Saturday, July 30, 2011
Last week one of the blogs I follow posted an “upside down” world map, which, in turn, came from a well-known site. These maps pop up on the web from time to time, so they’re not particularly novel. However, the blogger added, “There's no up or down from outer space.”
True enough (and that’s what inspired me to post the two NASA photos of earth, above, flipped around). In an absolute sense, there is no “correct” way to view the earth from space—the way we normally see it, the way it is in the photos above, sideways, whatever.
However, if we take the ecliptic plane as a visual point of reference, then it’s just as logical to see “up” as being what we call south (again, as in the photos above). The rotation of the earth isn’t relevant for determining up and down because planets can rotate in either direction and, in fact, the earth rotates both ways: From directly above the geographic north pole, the planet rotates from right to left. Looked at it from directly above the geographic south pole, the planet rotates in the more familiar left to right. Similarly, from above the equator with north at top, the earth rotates from left to right; put the south at top, and the rotation seems revered.
So, if there’s no “correct” answer to even which end of the earth is up, or which way it appears to be rotating, how many other unchallenged assumptions may, in fact, contain multiple “correct” viewpoints? I think this applies to human behaviour, and politics, too, but this idea of relativity of belief drives the rightwing thoroughly round the bend. They demand a world with constants and absolutes—that’s a definition of what a conservative is. The farther right a person is, the greater their certainty in their own certainty.
We humans are good at inventing plenty of absolutes for ourselves, and also complete belief systems to foster and reinforce the idea that there’s only one “correct” way of viewing some issues. I like the expression that says people are entitled to their own opinions, but not their own facts. It gets at the centre of this: Just because a conservative declares that they alone have “truth” and only their views are “correct” doesn’t make it so.
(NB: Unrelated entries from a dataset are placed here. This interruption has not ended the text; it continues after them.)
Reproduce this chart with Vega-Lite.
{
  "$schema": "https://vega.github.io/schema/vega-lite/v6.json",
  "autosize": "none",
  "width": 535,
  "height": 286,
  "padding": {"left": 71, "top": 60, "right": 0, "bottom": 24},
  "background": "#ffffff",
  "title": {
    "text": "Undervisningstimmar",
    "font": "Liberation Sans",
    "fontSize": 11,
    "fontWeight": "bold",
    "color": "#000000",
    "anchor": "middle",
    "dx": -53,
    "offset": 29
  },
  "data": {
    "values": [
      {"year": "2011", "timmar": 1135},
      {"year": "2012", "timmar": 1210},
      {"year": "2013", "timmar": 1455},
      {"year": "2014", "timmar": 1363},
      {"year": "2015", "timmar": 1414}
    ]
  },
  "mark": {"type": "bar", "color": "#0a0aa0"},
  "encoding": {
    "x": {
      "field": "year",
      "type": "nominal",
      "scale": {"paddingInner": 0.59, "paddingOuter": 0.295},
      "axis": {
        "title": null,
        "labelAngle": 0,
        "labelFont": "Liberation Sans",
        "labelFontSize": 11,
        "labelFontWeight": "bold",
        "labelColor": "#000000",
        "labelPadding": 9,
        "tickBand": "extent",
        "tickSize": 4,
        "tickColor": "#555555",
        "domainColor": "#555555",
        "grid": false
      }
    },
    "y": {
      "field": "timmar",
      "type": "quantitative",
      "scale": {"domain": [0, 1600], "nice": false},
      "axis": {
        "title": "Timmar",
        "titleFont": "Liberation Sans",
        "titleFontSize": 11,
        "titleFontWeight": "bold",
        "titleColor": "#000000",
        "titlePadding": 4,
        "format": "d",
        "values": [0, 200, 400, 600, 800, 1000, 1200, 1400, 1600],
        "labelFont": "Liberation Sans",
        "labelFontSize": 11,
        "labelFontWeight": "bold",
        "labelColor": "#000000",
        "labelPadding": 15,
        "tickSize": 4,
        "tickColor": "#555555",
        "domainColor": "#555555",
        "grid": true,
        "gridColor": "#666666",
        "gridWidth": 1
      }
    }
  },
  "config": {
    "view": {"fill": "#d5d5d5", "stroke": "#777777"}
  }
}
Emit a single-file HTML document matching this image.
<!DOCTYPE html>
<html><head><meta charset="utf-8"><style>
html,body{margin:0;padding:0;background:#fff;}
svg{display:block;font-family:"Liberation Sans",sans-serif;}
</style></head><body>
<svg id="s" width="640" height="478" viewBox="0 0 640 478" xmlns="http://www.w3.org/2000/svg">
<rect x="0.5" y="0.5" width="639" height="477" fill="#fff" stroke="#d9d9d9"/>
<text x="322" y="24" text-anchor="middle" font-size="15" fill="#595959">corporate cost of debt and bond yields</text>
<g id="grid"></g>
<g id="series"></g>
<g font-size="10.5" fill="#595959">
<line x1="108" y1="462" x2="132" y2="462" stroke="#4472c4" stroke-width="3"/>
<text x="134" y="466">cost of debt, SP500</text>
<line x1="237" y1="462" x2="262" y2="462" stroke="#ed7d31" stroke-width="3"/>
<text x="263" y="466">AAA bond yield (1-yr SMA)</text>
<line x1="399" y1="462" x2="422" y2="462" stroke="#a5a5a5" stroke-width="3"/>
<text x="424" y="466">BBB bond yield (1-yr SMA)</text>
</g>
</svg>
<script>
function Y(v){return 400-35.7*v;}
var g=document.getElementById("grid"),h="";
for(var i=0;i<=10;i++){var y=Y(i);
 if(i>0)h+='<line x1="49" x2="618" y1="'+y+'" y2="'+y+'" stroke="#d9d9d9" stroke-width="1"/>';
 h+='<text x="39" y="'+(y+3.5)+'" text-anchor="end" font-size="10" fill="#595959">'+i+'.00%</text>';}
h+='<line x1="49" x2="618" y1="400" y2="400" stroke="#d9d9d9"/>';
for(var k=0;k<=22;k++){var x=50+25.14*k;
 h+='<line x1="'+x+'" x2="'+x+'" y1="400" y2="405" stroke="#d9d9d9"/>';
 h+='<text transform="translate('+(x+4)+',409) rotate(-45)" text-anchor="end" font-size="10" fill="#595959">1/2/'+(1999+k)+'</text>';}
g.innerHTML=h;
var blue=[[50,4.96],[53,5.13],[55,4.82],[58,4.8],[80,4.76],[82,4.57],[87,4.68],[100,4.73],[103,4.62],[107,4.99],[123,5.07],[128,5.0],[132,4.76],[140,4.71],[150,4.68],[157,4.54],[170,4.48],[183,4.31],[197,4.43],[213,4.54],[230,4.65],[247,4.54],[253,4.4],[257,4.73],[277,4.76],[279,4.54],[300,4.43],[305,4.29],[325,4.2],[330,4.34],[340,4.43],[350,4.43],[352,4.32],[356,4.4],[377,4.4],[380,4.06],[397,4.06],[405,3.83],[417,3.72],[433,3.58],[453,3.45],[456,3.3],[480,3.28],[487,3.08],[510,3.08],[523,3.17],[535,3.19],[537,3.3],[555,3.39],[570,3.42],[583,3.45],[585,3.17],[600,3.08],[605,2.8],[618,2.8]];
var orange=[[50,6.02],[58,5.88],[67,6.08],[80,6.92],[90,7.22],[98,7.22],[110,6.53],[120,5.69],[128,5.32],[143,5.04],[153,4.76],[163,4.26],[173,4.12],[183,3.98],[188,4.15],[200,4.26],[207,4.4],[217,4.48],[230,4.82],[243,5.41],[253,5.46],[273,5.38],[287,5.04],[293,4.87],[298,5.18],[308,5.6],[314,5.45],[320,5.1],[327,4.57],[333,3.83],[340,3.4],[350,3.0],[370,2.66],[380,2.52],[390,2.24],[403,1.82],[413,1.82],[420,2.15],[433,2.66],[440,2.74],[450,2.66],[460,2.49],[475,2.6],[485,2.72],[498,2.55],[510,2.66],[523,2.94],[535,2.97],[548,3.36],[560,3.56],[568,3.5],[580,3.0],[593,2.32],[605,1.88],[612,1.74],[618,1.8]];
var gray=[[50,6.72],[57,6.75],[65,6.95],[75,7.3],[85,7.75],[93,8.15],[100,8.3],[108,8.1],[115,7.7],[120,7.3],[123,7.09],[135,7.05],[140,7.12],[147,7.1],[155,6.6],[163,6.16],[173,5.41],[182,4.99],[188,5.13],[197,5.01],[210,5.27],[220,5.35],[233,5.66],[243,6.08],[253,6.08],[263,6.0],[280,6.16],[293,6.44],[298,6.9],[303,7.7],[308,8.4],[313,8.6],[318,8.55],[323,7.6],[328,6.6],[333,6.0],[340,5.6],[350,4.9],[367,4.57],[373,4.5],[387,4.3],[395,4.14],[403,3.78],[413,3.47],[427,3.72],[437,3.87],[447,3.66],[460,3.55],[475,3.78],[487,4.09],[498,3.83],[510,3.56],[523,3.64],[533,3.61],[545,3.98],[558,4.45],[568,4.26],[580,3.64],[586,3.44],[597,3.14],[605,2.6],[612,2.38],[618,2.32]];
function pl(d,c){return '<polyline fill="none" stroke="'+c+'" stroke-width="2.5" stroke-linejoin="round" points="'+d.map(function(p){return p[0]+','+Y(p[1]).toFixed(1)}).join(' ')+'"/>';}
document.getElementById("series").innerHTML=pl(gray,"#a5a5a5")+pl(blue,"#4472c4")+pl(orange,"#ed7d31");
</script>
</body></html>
People on the left can also have unchallenged assumptions, unjustified faith in their own “correctness” and, like conservatives, this becomes more pronounced the farther from the centre one is. There’s one important difference, however: Liberals’ certainty in the “correctness” of their beliefs leads to greater tolerance and acceptance of others, while conservatives’ certainty leads to less tolerance, less acceptance—and less freedom.
It would be nice if sometimes conservatives were capable of looking at the world from a different perspective, of considering the possibility that even if they’re convinced that they alone have absolute “truth”, they have no right to force that “truth” on to those who see the world differently.
The photos above show a view of “up” that is equally as correct as the conventional view. Being able to understand that—and the implications—is one of the most profound differences between liberals and conservatives. It’s okay to have differing perspectives; it’s not okay to act is if there’s only one “correct” perspective for everything.